-- Begin Recorded information --
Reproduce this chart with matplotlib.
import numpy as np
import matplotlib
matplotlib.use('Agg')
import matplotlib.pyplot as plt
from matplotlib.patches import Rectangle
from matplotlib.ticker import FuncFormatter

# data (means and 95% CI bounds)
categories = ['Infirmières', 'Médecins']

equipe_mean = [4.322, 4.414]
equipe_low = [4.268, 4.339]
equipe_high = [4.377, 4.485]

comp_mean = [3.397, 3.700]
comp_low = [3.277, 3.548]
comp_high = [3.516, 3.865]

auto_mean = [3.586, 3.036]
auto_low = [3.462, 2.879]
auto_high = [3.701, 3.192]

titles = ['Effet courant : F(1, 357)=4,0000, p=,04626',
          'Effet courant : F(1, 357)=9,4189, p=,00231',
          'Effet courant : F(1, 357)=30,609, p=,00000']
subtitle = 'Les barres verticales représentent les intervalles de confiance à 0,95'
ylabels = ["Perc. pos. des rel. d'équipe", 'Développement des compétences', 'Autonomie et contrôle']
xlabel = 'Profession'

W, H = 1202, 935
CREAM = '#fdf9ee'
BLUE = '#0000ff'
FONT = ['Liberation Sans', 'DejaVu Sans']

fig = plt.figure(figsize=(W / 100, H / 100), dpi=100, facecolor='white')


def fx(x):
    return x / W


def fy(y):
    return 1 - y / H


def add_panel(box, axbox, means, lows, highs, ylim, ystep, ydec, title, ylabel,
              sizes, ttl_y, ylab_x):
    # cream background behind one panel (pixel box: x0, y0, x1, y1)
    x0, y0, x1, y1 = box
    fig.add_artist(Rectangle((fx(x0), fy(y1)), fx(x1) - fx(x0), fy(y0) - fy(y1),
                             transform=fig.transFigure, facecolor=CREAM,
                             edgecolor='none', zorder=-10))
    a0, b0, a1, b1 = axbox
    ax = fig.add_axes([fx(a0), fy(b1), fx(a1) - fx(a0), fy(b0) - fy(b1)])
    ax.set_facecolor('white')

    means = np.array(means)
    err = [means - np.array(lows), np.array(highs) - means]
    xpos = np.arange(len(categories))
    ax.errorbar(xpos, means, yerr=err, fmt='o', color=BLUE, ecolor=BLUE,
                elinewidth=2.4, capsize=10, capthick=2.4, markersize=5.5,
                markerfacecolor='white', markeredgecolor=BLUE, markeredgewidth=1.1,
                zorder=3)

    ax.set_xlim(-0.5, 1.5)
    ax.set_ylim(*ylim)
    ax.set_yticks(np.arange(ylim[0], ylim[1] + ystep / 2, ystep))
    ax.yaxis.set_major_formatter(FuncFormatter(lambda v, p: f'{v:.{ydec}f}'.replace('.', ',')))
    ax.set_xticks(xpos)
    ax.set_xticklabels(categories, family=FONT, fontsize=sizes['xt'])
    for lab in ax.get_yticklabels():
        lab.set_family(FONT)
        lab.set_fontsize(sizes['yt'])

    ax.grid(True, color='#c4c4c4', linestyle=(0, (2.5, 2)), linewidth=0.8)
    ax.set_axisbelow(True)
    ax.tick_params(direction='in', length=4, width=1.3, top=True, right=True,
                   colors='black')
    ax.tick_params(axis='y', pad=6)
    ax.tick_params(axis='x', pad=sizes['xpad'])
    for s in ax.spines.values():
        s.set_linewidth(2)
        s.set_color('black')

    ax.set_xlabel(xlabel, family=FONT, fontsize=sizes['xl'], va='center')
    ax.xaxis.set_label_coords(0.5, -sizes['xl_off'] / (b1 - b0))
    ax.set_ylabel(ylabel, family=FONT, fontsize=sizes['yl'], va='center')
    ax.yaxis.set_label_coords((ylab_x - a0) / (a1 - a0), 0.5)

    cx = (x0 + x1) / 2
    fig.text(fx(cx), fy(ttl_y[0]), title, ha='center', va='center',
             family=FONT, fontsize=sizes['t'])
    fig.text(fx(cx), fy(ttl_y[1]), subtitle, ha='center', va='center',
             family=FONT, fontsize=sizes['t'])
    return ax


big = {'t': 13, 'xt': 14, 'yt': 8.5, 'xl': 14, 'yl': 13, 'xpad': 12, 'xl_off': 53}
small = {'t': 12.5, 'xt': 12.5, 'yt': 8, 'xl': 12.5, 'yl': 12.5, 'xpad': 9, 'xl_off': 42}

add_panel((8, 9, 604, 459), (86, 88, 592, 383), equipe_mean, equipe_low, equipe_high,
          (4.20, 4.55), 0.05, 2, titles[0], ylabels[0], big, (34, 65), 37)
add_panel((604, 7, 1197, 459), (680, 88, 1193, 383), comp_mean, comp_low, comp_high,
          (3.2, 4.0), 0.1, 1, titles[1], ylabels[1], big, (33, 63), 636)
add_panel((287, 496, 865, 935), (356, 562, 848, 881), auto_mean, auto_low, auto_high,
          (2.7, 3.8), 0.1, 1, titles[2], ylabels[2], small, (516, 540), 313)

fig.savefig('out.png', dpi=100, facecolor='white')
-- End Recorded information --
Restate the first line and every line after it, word for word, stopping once the line with "auto_high = [3.701, 3.192]" is done.

Reproduce this chart with matplotlib.
import numpy as np
import matplotlib
matplotlib.use('Agg')
import matplotlib.pyplot as plt
from matplotlib.patches import Rectangle
from matplotlib.ticker import FuncFormatter

# data (means and 95% CI bounds)
categories = ['Infirmières', 'Médecins']

equipe_mean = [4.322, 4.414]
equipe_low = [4.268, 4.339]
equipe_high = [4.377, 4.485]

comp_mean = [3.397, 3.700]
comp_low = [3.277, 3.548]
comp_high = [3.516, 3.865]

auto_mean = [3.586, 3.036]
auto_low = [3.462, 2.879]
auto_high = [3.701, 3.192]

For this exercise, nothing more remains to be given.